In soccer commentary, there is a classic terribly overused cliche that when one team is dominant for one half and the other is dominant the other, it's been a "game of two halves." Usually you can't divide books so neatly in half, but in this case I spent the first half of the book attempting to figure out how I would have restructured it to actually make it compelling and engaging, and then the second half I was hooting and hollering. So! A book of two halves it is.
This is a story about Will, an orphan in early 19th century London whose mom died trying to protect him from evil doers and who discovers a secret magical underbelly to the whole society and blah blah blah you have probably read a YA fantasy before. That's part of the problem with the start of this story: it's extremely derivative and yet it also has pages and pages of exposition to get the reader through, but I can't say that I ever felt grounded in the setting. This is partly because the secret magic brings him to a hidden place that's out of time, since the Stewards (a secret society and a name I cannot keep in my head for longer than two minutes) has been training to prevent the rebirth of the Dark King for ages, so they feel much more King Arthurish than Regency, to say the least. The first two hundred pages has about ten pages of actually interesting stuff, and then it quickly shifts away to explain how good the good guys are, but when it's revealed that actually they've been doing some pretty questionable stuff in the name of being good, actually!, it's not really a surprise because we have no investment in the good guys. So up until this point: basically a C! Not something I'd want to read a second novel of!
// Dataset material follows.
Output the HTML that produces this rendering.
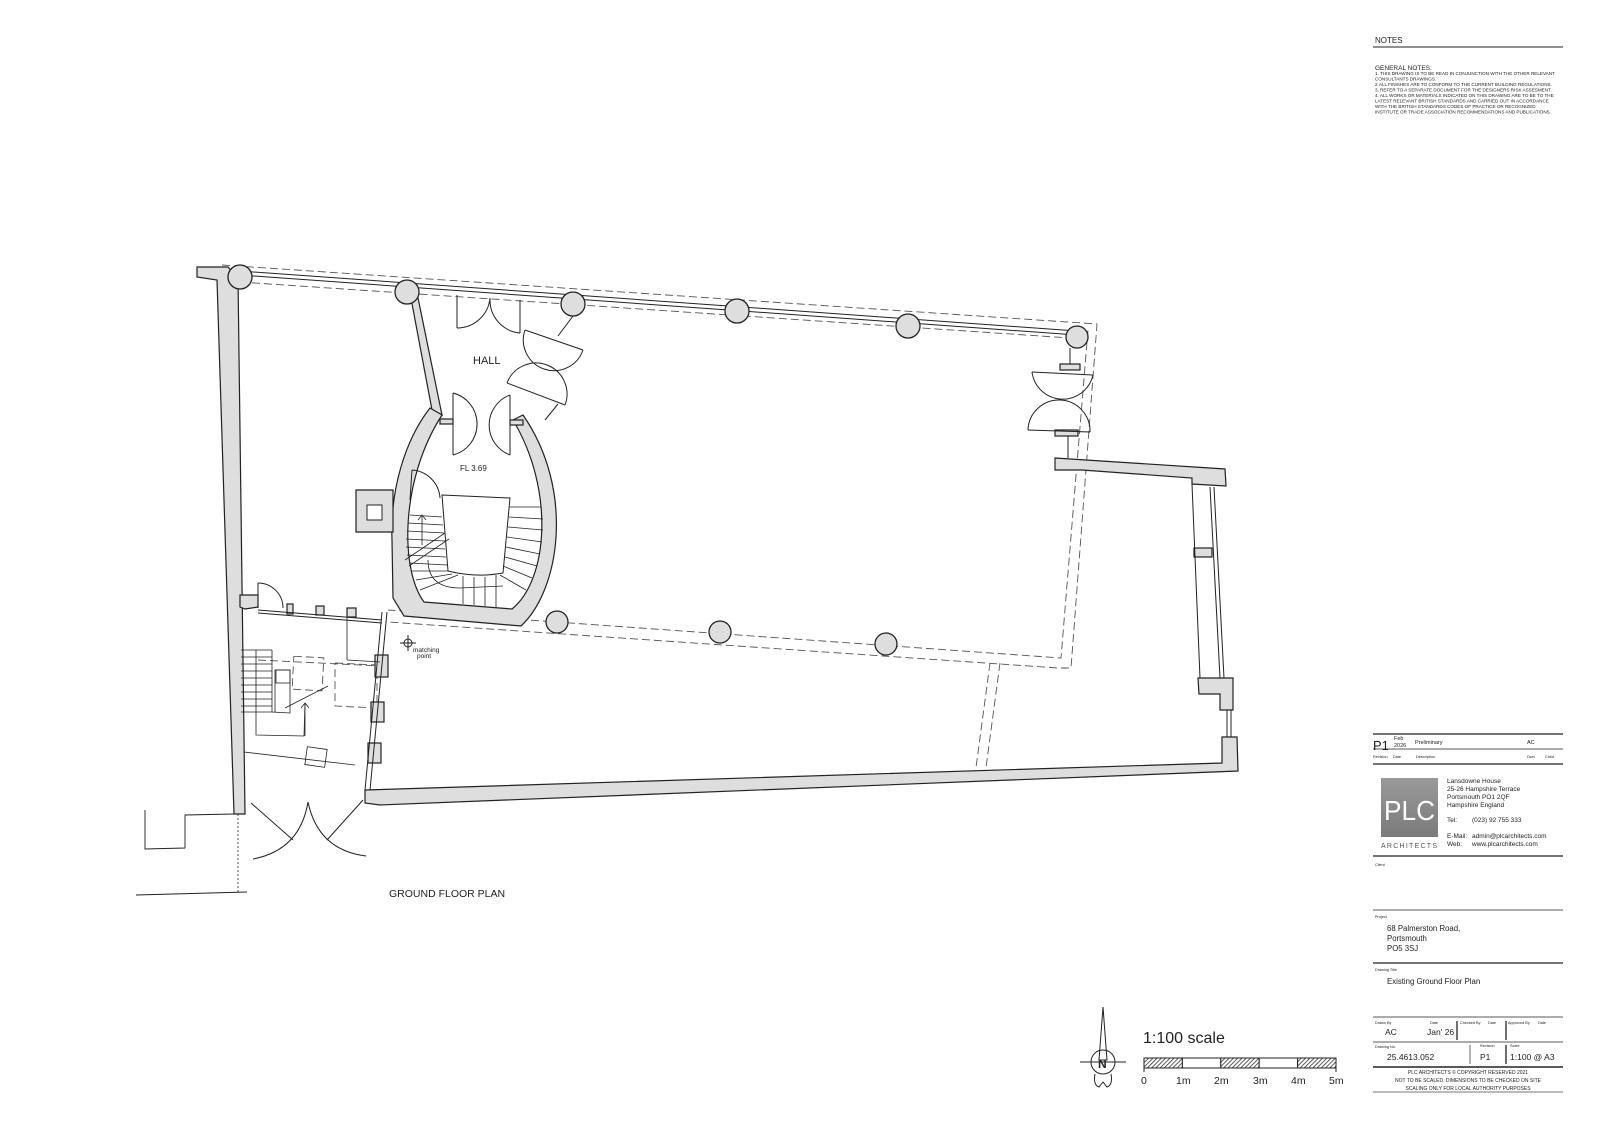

However. We then arrive at the kidnapping of the most perfect and powerful and (most importantly) beautiful blond twink that Will has ever seen, for super honorable reasons we swear, and suddenly the whole thing kicks off and the second half of the book is a jam. I can't say that the book is particularly surprising--I started texting friends who had read it with predictions and I was pretty dark accurate--but I don't mind that at all, and certain scenes did make me honk like a goose. So! If you're willing to skim your way through 200 pages of setup to get to the actual emotional heart of a story at the beginning of a trilogy, I highly recommend this, and that especially goes if you've read the Captive Prince trilogy and know the kind of tropes this author is into. If you're wondering if that still applies to this, boy howdy does it.